Across all these regressions, what keeps showing up is a significant correlation between net investment rates and measures of concentration and measures of institutional ownership, while other possible correlations are insignificant or disappear once you control for other variables.

For concentration, what GP mean is fewer firms within small sub-industries, implying that each remaining firm has possibly more market power. At the aggregate level, the following figure shows that the rate of firm entry and exit has declined over time, consistent with all the evidence that the John Haltiwanger-led posse of researchers has been banging on for several years. Less entry means fewer new competitors entering, and less exit means fewer firms are being forced out of business. This is consistent with higher concentration.

Why would concentration limit investment? The simple intuition is that if you don’t have to worry about competing with anyone, why bother to blow any money investing in a better product? Think of a cable company (cough Comcast cough) which has a monopoly in a local market. What incentive do they have to either upgrade their technology to make it more reliable or faster, and what incentive do they have to invest in, say, more repair vans and extra technicians? None, because they know you can’t go anywhere. Be careful to not run too far in the other direction, however. If firms have zero market power, they also will have no incentive to invest, because any advantage they get will be immediately competed away. Somewhere in there is some kind of market power/concentration level that maximizes firms incentives to invest (and innovate, by the way). GP’s results suggest we are on the “back side” of the curve, and increasing concentration is leading to less investment (i.e. more Comcasts) rather than creating incentives for firms to invest.

The second significant correlation GP find is with institutional ownership of firms, which can include mutual funds and pension funds. Since 1980, these institutional investors have taken on larger and larger stakes in corporations, to the point that the average firm has about 60% ownership by institutions as opposed to individuals. I’ll admit to not being quite clear on what a “transient” institution means, but the “quasi-indexers” are things like actual index funds as well as widely-diversified mutual funds.

As the share of quasi-indexers rises, GP find, the rate of net investment falls. Now, you can tell yourself a lot of stories about this, both good and bad. The bad is that quasi-indexers are pushing firms to think only about short-term ((e.g. quarterly) results, and as such firms are loath to spend on long-term investments. The good is that quasi-indexers are pushing management to be more thoughtful about exactly what they invest in, which would imply that the high rates of net investment before were probably too high. It isn’t obvious which one of those interpretations is correct, on the face of it. The prima facie evidence would be that the growth rate of GDP has fallen in the same period in which the net investment rate has fallen, suggesting the bad interpretation is correct. But there could be other forces at work that kept the growth rate high in the 1980’s, even though the net investment rate was too high. So don’t pull out the torches and pitchforks just yet.
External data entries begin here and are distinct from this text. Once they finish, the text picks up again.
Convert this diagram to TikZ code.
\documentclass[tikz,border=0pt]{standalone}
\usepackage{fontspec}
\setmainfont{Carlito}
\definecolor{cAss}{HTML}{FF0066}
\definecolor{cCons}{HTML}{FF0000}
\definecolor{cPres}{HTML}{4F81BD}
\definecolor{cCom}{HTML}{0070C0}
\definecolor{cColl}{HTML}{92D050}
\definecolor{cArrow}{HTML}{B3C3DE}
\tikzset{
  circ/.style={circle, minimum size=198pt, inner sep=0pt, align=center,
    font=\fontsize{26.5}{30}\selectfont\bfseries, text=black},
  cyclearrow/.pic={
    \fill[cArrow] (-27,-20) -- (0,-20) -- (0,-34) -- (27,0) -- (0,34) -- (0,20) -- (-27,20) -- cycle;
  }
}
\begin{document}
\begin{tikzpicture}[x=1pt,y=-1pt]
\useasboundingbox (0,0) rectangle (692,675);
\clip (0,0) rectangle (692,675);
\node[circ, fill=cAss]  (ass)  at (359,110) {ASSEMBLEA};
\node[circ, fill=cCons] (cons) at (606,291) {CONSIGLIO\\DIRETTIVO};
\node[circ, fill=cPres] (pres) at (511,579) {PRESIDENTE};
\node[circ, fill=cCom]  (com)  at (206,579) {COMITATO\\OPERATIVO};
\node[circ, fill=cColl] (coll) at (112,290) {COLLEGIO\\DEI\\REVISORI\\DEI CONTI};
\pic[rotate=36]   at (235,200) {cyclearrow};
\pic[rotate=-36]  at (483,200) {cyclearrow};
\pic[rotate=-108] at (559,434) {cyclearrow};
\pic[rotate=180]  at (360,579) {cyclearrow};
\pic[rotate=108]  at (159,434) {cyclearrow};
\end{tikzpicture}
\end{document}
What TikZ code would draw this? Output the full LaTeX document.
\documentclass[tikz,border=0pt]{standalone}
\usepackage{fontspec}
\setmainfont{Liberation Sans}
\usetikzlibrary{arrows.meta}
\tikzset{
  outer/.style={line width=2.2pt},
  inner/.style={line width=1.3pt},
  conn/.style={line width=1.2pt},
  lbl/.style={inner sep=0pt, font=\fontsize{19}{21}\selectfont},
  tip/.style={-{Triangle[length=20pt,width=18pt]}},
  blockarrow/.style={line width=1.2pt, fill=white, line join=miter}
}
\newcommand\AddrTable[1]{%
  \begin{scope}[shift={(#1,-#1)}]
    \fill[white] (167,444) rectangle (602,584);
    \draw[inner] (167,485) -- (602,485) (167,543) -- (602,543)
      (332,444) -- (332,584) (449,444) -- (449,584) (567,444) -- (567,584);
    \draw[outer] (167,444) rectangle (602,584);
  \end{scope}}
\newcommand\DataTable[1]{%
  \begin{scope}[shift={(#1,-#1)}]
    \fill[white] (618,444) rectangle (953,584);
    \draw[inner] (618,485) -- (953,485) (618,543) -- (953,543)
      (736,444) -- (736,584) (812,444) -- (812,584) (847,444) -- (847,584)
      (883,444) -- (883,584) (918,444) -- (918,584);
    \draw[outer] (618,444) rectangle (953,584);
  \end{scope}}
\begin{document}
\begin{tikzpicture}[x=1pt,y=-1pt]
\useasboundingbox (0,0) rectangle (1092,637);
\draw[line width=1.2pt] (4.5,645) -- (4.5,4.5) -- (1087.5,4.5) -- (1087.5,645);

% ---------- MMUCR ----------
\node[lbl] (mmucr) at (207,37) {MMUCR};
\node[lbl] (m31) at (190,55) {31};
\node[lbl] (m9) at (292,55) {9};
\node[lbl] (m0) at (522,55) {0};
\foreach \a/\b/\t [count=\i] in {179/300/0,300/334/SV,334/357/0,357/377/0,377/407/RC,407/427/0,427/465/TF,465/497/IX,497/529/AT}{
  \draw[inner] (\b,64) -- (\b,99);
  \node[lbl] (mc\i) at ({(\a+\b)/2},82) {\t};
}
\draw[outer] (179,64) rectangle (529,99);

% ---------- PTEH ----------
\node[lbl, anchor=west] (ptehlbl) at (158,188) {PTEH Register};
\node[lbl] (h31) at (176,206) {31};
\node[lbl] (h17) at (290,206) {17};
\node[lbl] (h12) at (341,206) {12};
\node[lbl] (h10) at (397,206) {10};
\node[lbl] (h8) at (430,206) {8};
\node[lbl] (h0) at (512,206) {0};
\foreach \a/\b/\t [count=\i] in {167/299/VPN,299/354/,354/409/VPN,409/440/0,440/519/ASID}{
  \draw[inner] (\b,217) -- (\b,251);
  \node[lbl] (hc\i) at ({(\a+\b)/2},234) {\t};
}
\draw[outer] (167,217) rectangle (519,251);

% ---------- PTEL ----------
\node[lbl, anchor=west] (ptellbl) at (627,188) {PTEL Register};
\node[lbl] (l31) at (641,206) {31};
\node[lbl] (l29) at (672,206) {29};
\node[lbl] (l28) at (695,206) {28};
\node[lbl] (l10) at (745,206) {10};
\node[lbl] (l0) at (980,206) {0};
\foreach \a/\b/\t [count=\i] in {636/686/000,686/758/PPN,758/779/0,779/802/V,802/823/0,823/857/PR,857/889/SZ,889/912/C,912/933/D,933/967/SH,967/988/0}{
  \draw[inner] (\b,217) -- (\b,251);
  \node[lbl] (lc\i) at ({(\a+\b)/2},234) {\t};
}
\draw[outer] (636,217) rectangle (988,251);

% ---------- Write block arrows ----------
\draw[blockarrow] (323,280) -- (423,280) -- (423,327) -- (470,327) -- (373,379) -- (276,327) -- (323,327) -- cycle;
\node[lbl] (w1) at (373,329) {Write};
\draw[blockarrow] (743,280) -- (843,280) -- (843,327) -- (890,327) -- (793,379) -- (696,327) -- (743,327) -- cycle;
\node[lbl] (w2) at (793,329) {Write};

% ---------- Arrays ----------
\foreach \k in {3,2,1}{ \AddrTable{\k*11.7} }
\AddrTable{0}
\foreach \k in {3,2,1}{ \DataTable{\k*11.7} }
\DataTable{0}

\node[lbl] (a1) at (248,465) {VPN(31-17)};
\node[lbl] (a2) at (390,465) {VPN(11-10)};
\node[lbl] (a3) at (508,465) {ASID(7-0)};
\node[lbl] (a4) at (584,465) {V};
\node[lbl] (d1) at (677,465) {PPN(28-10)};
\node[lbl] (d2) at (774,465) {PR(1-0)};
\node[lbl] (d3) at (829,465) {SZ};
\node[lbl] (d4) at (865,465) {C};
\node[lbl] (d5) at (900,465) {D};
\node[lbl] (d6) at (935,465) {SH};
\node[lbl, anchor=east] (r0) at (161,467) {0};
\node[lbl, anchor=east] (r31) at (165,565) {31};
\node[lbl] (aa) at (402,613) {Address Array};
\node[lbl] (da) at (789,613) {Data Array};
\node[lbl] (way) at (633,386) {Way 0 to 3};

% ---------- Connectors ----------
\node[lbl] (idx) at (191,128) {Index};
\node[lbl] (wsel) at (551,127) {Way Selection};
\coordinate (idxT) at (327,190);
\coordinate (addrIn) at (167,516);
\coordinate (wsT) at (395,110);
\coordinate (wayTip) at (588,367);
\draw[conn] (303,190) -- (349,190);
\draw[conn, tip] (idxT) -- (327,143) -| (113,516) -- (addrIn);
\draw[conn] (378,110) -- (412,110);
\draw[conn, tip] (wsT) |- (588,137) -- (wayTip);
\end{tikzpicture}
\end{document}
Whatever the intepretation of the institutional ownership, what GP do document is that share buybacks have climbed over this period. Mechanically, spending more on doing share buybacks means less money left over for net investment. It appears that firms, since the early 1980’s, have been using more of their net operating surplus to buy back existing shares (driving up the market value for existing owners) and less on investment. The total payouts/assets in this last figure include buybacks and dividends, and after 1982 you can see that the trend upward in total payouts/assets is driven by an increase in buybacks. GP note in the figure 1982 as an important point because this is when the SEC passed a rule (10b-18) allowing companies to repurchase their own shares on the open market without any regulatory limit. Prior to that, there were restrictions on how much they could repurchase.
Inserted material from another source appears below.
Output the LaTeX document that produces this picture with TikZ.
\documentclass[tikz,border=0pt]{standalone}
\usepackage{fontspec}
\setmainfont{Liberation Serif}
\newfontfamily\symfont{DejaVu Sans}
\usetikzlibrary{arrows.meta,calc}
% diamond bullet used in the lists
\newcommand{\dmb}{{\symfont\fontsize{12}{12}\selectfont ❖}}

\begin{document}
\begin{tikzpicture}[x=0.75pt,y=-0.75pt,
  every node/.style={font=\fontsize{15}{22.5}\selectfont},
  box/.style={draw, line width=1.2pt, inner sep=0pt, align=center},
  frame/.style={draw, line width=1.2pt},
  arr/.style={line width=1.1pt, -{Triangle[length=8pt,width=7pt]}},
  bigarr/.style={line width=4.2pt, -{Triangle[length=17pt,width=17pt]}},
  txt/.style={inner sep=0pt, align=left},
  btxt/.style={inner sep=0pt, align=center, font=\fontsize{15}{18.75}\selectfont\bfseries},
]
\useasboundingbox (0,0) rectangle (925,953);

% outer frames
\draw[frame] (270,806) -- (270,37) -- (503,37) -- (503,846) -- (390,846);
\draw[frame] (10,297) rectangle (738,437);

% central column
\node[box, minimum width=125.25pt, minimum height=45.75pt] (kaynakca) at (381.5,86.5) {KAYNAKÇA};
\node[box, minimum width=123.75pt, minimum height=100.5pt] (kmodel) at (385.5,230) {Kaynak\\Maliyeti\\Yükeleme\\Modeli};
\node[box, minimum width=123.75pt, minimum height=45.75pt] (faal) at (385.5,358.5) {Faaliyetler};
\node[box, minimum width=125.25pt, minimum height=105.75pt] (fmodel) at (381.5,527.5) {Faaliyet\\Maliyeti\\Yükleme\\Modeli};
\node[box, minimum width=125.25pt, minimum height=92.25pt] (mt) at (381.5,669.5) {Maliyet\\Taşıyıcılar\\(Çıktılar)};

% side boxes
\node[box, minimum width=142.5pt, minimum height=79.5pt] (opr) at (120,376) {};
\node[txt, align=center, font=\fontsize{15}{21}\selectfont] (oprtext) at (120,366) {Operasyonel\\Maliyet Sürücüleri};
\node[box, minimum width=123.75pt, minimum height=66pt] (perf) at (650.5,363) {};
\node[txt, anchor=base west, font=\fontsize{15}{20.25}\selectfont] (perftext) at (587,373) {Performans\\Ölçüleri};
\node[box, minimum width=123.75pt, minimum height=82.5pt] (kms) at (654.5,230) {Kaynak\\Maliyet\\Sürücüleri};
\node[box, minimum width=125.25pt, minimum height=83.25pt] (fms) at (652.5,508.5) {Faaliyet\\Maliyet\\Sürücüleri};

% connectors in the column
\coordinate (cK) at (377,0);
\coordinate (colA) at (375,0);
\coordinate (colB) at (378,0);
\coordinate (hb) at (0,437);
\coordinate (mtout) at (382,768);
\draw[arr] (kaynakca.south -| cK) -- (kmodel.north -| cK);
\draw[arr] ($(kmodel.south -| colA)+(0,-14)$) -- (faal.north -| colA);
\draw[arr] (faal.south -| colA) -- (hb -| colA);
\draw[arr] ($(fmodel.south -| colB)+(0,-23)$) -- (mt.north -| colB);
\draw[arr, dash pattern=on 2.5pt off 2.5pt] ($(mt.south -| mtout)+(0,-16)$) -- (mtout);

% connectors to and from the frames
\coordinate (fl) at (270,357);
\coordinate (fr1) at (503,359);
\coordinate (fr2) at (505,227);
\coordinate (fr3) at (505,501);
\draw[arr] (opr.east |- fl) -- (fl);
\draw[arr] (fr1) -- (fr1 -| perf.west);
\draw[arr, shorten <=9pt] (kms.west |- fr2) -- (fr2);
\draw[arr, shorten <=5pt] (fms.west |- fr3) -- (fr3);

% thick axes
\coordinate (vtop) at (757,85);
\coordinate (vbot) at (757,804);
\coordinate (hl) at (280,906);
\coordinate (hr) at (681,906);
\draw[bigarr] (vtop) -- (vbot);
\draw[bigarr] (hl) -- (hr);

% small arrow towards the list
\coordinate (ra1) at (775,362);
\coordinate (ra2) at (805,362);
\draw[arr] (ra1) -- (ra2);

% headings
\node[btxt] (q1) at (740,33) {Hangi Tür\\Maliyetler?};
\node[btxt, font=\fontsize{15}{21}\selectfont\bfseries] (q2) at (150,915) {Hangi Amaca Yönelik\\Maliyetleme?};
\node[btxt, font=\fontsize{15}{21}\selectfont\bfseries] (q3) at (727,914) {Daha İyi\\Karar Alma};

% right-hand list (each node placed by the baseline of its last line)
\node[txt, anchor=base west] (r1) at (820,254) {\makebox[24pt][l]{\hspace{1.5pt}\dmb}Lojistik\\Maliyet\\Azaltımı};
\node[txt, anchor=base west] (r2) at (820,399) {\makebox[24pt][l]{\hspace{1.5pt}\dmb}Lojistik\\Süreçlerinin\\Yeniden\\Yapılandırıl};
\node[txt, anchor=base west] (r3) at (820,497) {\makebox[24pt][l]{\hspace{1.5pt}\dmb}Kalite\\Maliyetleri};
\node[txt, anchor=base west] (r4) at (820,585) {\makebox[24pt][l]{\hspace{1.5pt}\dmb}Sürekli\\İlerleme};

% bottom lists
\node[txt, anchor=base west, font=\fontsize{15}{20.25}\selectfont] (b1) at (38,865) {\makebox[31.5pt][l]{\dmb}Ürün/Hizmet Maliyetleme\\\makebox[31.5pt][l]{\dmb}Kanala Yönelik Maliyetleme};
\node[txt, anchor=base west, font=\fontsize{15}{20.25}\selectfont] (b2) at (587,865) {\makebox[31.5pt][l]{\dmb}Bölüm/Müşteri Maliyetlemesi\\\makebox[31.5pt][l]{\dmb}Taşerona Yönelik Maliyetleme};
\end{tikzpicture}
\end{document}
For a major shareholder of a firm, you can think of two major ways of making money off your holding. First, you could pursue long-term investments to grow the business and/or expand your market. This would raise the value of your shares by increasing the assets of the firm. Second, you could get the firm to buy back existing shares, driving up their price, and the value of your shares would increase proportionately. This second strategy is faster (you don’t need to wait to install the capital) and arguably less risky, because you don’t have to make a commitment to a new plant or location that may or may not prove to be profitable. Of course, you could go back and argue again that firms were over-investing in the past, and that the buybacks allow those shareholder who were bought out to reinvest their money in higher-return projects. Again, the prima facie evidence is working against you here, but that doesn’t mean you’re wrong.

One last note here is that GP look separately at the effect of concentration and institutional ownership on capital expenditures (e.g. physical equipment) and R&D spending. Higher concentration and more institutional ownership are correlated with lower rates of spending on both. The decline in investment they document is not just for physical equipment (which perhaps one could argue is becoming less relevant for production) but also for R&D (which one could not argue is becoming less relevant).

Does it really matter for growth?

The last section of GP covers the implications of this for growth. I’m not going to go through their work in detail, as they are trying to line it up with some work by Fernald, Hall, Stock, and Watson, and that gets more complicated than I want to cover in a blog post.

But GP do sneak in an interesting point in their discussion about the importance of falling investment for growth. If we think that the underlying growth rate of productivity has fallen, which is what appears in the data regarding productivity growth, then this implies that the long-run capital/output ratio should rise. For those of you who grok the Solow model, the capital/output ratio is $K/Y = s/(n+\delta+g)$ in steady state. Lower g, higher K/Y ratio. Except that we do not see a higher K/Y ratio over time. It has remained relatively constant, even as the trend growth rate of productivity has fallen. So something else must be going on, and one possibility is that “s” has fallen. In the Solow model, that “s” is the share of output that is turned into investment goods (“saved”) every period. Consistent with the GP story, if s has fallen at the same time g has fallen, then the K/Y ratio will remain roughly constant.

What this means is that the growth rate of GDP gets pulled down even more than it would be through just the decline in g. If s stayed constant, then the drop in g would lower the growth rate of GDP, but the increase in the K/Y ratio would offset that by a little. With the coincident drop in s, we don’t get that offset, and so the effect of the drop in g is particularly pronounced. GP speculate that increased market power of firms can explain why s dropped at the same time as g. That story is consistent with the data that is accumulating, for sure. I have not worked through their companion paper on causality in detail yet, so I can’t offer any opinion on whether increased concentration or market power appears to cause the decline in s. For now, let’s leave it out there as a very plausible story for what has occurred. Whatever the causality, their initial evidence is clear that there has been a decline in net investment, and that warrants attention if we’re trying to account for why the growth rate of GDP has fallen over the last few decades.